Auch die USA als ehemalige Besatzer sind in weiten Teilen des Irak nicht wohlgelitten, Iran-treue Milizen schmettern ihren Schlachtruf „Tod den USA!“, was bereits lange vor den Wirtschaftssanktionen gegen den Iran der Fall war.

Doch seit US-Präsident Donald Trump im Vorjahr den Nukleardeal zwischen den USA, dem Iran und – unter anderem – Deutschland (das seine Waffenlieferungen an die Saudis ab Oktober wieder aufnehmen will) sowie Frankreich beendet hat, sieht die Welt anders aus.

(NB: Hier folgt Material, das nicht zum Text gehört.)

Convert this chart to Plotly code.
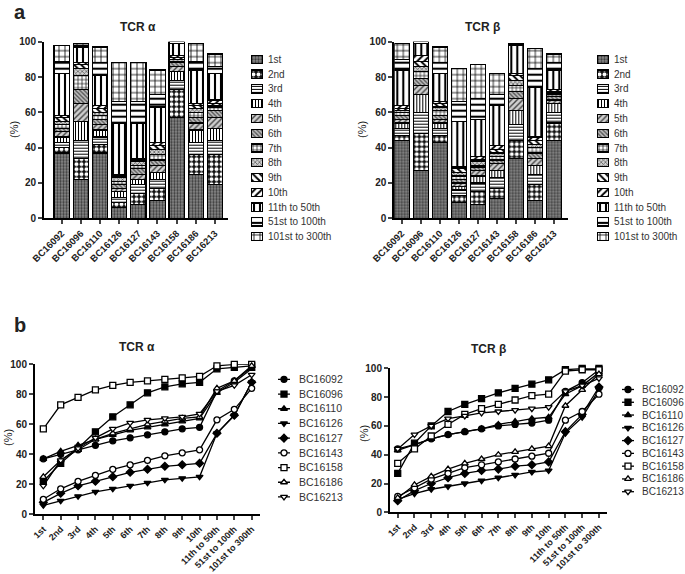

Er will Teheran mit „maximalem Druck“ wirtschaftlich in die Knie zwingen, doch dadurch wird die Entschlossenheit der Milizen noch fester als zuvor.

Die Falken fordern

Dieser Entschlossenheit will eine nicht minder entschlossene Gruppe von US-Politikern – genannt Falken – mit aller Härte entgegentreten. Der Prominenteste unter ihnen, Trumps mittlerweile entlassener Nationaler Sicherheitsberater John Bolton, hatte vehement auf einen Militärschlag gegen den Iran gepocht.

Doch auch jetzt werden ähnliche Forderungen aus den Reihen der Republikaner laut, etwa von Lindsey Graham. Die USA sollten einen Angriff auf iranische Raffinerien starten und „Teheran damit das Rückgrat brechen“. Umso mehr, nachdem der Iran am Montag wieder ein Schiff am Persischen Golf aufgebracht hatte.

Saudi-Arabien hat viele Feinde - und ein Feindbild

Worte, die Musik in den Ohren des saudischen Kronprinzen Mohammed bin Salman sein müssen, der sein Land als unangefochtene Regionalmacht sieht. Doch bis dato hat er fast jeden Stellvertreterkrieg mit dem Iran verloren: Weder im Libanon, Irak, Jemen oder in Syrien konnte das wahhabitische Königreich so Fuß fassen, wie sich bin Salman das vorgestellt hatte.

All diese Niederlagen nähren wiederum Verschwörungstheorien, dass sich die Saudis selbst sabotiert hätten, um einen Vorwand für Vergeltungsschläge gegen Teheran zu liefern.